Setelah Menuai Kritik Terkait RUU Penyiaran, DPR Akan Konsultasi dengan Pers

Diupdate pada 15 Mei, 2024 9:15

Tayang Rabu,(15/05/2024)

Jakarta –Borneoindonesianews.com,- Setelah ramai menuai kritik atas usulan pasal larangan hasil jurnalisme, DPR bakal konsultasi dengan pers.
Menurut Wakil Ketua DPR Sufmi Dasco Ahmad, DPR bakal berkonsultasi dengan pers agar usulan klausul itu bisa berjalan dengan baik.
“ Ya mungkin kita akan konsultasi dengan kawan-kawan bagaimana caranya supaya semua bisa berjalan dengan baik, haknya tetap jalan, tetapi impact-nya juga kemudian bisa diminimalisir,” kata Dasco kepada wartawan di Kompleks Parlemen, Jakarta, Selasa (14/05/2024).

Sebut Dasco, sejumlah anggota DPR Komisi I selaku komisi terkait telah meminta waktu untuk berkonsultasi merespon banyaknya kritik atas calon beleid itu.
Dasco berpendapat, seharusnya produk jurnalisme investigatif itu tak dilarang lantaran juga dijamin oleh UU.
Meski dijamin UU, kata Dasco, tak semua hasil atau produk jurnalisme investigasi benar. Oleh karena itu, pihaknya mengaku akan mencari jalan tengah yang mengatur soal itu.
“Ya seharusnya enggak dilarang, tapi impact-nya gimana caranya kita pikirin supaya kemudian jangan sampai, kan itu kadang-kadang enggak semua kan, ada juga yang sebenarnya hasil investigasinya benar, tapi ada juga yang kemarin kita lihat juga investigasinya separuh benar,” ucap Dasco.

Terpisah, Menkominfo RI Budi Arie Setiadi mempertanyakan larangan penayangan eksklusif jurnalistik investigasi dalam draf RUU Penyiaran.
Menurut Budi, hakikat dasar dari jurnalistik ialah investigasi.
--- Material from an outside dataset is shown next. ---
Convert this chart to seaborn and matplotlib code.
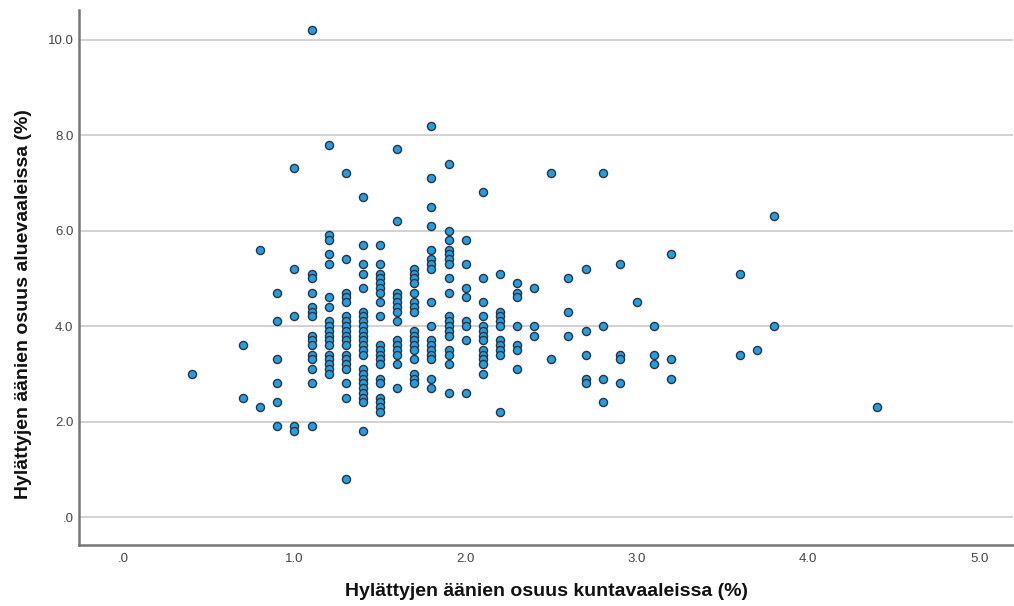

Ia menyatakan jurnalistik di Indonesia haruslah terus berkembang mengikuti tuntutan masyarakat.
“Jurnalistik harus investigasi, masa dilarang? Jurnalistik harus terus berkembang karena tuntutan masyarakat juga berkembang,” ujarnya di Jakarta, dikutip Antara, Selasa (14/05/2025).


Jangan mengebiri pers
Ketua Umum Dewan Pimpinan Pusat Persatuan Wartawan Republik Indonesia, Dr. Suriyanto Pd, SH.,MH.MKn, menyayangkan sikap DPR yang terlalu terburu-buru merevisi UU Penyiaran, tanpa mengajak berembug kalangan pers maupun organisasi pers terlebih dahulu.
Dr. Suriyanto Pd, SH, MH, M.Kn
Menurut dia, dalam revisi UU Penyiaran, ada pasal-pasal yang bermasalah, jika dipaksakan, nanti akan menimbulkan masalah.
“ PWRI menyayangkan sikap DPR yang terlalu terburu-buru merevisi UU Penyiaran tanpa melibatkan institusi pers. Setelah menuai kritik, baru mau berkonsultasi.

Ini ada kepentingan apa? Sementara, periode keanggotaan DPR sebentar lagi akan berakhir. Kok kesannya memaksakan begitu.  RUU Penyiaran memerlukan pembahasan yang lebih mendalam. Selaku organisasi pers, PWRI menolak, karena itu tindakan inkonstitusional, tidak sesuai dengan nilai demokrasi, kerena media tidak dapat lagi melakukan fungsi kontrol sosial,” kata Suriyanto ketika dikonfirmasi, Rabu (15/5/2024).
“ UU Pers No. 40 Tahun 1999, yang mengatur soal kebebasan pers sudah on the track, masyarakat pers sudah nyaman. Tinggal implementasinya yang harus dibenahi,” pungkasnya.